- **Short task**: Work through the listing below and count the lines that hold "this". Answer with the number alone.

- **Source code of charts**:

********

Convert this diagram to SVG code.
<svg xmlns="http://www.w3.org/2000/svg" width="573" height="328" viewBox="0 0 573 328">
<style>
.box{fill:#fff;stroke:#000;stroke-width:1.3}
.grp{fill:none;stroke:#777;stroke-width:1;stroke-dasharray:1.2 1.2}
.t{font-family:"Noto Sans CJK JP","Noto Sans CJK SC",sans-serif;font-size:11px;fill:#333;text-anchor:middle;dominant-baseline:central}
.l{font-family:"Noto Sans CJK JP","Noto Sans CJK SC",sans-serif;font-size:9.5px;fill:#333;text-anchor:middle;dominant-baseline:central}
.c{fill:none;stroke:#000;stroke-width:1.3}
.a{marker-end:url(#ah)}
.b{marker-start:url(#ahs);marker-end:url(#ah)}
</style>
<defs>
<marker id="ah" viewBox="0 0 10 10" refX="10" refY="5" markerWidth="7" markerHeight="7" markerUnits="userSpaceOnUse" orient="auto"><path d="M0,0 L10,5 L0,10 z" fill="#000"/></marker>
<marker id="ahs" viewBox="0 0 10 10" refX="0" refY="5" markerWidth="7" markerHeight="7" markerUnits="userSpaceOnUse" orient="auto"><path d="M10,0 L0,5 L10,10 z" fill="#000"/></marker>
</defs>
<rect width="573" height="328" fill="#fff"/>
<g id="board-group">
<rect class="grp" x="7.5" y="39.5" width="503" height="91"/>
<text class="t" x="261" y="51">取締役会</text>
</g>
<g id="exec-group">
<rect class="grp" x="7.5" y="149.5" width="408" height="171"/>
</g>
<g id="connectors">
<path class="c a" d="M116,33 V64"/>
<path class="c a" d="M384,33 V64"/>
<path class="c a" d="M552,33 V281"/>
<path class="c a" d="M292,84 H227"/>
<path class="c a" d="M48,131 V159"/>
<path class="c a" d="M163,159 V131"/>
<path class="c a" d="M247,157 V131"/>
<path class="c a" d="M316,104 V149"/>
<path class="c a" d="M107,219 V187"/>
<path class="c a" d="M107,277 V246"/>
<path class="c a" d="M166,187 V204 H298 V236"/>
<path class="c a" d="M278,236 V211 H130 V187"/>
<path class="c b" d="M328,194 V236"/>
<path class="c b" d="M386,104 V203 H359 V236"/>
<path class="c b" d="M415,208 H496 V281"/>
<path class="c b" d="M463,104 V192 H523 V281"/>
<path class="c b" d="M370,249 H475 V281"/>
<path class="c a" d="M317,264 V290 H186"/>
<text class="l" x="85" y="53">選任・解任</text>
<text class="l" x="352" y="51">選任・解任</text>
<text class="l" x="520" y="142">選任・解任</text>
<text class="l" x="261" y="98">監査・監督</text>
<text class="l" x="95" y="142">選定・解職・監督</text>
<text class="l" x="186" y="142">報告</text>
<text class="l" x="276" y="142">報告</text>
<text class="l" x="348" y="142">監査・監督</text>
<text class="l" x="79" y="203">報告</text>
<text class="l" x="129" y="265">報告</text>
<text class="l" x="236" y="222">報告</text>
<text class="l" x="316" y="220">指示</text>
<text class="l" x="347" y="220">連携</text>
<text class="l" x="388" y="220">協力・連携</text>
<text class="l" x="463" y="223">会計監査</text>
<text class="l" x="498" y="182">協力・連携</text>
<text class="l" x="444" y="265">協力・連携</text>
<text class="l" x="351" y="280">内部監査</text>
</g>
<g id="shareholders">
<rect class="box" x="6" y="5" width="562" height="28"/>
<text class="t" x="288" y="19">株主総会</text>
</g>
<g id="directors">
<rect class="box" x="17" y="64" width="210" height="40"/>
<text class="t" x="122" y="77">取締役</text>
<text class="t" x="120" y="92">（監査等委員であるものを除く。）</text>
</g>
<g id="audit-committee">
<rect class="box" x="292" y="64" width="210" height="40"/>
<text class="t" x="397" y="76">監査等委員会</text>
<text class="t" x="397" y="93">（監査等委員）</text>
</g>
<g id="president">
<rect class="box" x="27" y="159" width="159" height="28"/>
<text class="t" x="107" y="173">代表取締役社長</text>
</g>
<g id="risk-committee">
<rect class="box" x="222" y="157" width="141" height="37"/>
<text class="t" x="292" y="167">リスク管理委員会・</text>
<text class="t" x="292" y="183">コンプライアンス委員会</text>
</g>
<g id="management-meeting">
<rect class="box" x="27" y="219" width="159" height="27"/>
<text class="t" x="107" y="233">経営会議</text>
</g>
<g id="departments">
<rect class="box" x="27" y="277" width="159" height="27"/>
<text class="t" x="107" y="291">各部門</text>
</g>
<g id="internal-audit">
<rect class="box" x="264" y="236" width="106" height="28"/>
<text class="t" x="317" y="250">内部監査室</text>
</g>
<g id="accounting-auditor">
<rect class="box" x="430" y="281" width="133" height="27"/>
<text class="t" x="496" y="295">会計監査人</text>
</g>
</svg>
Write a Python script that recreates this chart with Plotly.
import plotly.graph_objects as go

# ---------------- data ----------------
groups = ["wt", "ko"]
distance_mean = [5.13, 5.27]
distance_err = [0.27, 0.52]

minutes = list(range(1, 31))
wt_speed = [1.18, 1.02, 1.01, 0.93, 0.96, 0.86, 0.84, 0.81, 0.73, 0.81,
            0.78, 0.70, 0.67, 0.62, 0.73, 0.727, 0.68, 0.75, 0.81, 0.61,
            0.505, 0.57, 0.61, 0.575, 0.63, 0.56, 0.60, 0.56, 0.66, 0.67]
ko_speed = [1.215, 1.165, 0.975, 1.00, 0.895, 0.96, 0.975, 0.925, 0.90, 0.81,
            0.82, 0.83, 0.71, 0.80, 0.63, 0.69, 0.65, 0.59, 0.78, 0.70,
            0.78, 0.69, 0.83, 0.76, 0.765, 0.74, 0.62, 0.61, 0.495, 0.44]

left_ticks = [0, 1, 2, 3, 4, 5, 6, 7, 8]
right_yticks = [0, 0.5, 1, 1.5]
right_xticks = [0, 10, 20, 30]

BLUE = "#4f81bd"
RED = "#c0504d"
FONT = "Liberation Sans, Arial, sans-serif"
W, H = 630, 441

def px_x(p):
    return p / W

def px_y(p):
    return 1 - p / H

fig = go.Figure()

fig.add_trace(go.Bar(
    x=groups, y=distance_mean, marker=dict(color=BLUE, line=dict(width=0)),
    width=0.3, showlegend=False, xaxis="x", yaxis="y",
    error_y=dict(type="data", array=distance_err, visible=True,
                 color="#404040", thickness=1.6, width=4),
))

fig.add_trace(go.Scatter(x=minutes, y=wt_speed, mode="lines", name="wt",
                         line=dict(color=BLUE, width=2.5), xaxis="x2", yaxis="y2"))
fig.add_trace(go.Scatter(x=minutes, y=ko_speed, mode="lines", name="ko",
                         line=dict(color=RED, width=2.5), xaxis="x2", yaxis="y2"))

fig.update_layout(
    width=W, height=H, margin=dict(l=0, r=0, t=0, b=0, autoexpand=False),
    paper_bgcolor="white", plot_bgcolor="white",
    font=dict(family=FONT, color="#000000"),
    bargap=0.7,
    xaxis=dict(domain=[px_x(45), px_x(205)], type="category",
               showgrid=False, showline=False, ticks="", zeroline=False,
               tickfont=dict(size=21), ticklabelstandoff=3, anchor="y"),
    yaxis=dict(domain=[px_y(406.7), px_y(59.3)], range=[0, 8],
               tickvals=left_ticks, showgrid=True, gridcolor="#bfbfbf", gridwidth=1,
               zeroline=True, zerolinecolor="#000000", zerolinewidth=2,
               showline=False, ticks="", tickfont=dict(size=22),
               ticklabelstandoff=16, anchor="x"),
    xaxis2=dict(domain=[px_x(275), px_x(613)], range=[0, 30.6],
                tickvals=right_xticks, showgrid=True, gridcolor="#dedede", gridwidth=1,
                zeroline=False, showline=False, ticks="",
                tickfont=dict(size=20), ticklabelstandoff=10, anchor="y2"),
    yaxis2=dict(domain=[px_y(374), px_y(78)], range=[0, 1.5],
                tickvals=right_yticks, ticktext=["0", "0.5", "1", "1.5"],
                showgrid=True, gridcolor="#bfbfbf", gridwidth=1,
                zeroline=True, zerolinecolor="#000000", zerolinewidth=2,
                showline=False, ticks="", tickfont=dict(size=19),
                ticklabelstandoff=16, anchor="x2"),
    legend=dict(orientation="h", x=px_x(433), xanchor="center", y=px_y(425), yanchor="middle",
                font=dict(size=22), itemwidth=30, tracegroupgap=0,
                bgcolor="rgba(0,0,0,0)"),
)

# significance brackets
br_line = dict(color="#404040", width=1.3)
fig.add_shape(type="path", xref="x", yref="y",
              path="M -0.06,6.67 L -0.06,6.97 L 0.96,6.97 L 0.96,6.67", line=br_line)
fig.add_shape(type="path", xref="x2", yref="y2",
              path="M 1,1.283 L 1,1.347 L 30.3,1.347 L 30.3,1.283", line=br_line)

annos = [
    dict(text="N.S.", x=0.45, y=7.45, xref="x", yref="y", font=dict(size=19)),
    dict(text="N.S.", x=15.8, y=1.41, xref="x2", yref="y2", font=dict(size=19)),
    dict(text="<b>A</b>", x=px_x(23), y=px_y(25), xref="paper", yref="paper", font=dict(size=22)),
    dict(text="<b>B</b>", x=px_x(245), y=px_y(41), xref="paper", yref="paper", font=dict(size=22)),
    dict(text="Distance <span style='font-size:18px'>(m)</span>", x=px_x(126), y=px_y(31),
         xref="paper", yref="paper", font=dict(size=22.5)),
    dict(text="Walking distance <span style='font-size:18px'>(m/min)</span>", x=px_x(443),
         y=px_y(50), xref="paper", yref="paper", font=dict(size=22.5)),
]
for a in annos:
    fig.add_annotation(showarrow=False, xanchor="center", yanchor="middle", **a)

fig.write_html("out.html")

********

- **Finished answer**: 2